PROBLEM
Quote all of the data exactly as given. Skip every picture it contains.

***

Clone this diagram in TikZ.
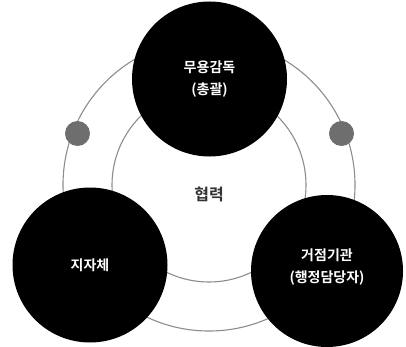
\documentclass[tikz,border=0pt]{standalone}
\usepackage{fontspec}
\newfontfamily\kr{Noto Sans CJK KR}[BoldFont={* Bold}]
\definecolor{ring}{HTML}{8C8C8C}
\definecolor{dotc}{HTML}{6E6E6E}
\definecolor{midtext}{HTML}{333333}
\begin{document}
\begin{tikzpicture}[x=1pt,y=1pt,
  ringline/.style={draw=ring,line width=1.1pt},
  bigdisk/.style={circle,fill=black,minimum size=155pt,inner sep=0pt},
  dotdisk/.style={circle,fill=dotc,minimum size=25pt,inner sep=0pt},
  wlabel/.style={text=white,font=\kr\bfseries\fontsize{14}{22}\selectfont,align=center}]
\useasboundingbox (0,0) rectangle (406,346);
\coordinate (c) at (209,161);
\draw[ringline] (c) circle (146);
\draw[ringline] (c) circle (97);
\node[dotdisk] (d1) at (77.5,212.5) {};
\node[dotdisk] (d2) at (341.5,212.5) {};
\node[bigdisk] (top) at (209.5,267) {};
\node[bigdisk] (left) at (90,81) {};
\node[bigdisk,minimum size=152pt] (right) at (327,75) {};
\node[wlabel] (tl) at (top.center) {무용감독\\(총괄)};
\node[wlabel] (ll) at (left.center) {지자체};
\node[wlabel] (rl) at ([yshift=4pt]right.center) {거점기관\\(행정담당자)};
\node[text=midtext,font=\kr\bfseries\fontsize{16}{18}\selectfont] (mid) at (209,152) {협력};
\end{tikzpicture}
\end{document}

***

RIGHT ANSWER
Clone this diagram in TikZ.
\documentclass[tikz,border=0pt]{standalone}
\usepackage{fontspec}
\newfontfamily\kr{Noto Sans CJK KR}[BoldFont={* Bold}]
\definecolor{ring}{HTML}{8C8C8C}
\definecolor{dotc}{HTML}{6E6E6E}
\definecolor{midtext}{HTML}{333333}
\begin{document}
\begin{tikzpicture}[x=1pt,y=1pt,
  ringline/.style={draw=ring,line width=1.1pt},
  bigdisk/.style={circle,fill=black,minimum size=155pt,inner sep=0pt},
  dotdisk/.style={circle,fill=dotc,minimum size=25pt,inner sep=0pt},
  wlabel/.style={text=white,font=\kr\bfseries\fontsize{14}{22}\selectfont,align=center}]
\useasboundingbox (0,0) rectangle (406,346);
\coordinate (c) at (209,161);
\draw[ringline] (c) circle (146);
\draw[ringline] (c) circle (97);
\node[dotdisk] (d1) at (77.5,212.5) {};
\node[dotdisk] (d2) at (341.5,212.5) {};
\node[bigdisk] (top) at (209.5,267) {};
\node[bigdisk] (left) at (90,81) {};
\node[bigdisk,minimum size=152pt] (right) at (327,75) {};
\node[wlabel] (tl) at (top.center) {무용감독\\(총괄)};
\node[wlabel] (ll) at (left.center) {지자체};
\node[wlabel] (rl) at ([yshift=4pt]right.center) {거점기관\\(행정담당자)};
\node[text=midtext,font=\kr\bfseries\fontsize{16}{18}\selectfont] (mid) at (209,152) {협력};
\end{tikzpicture}
\end{document}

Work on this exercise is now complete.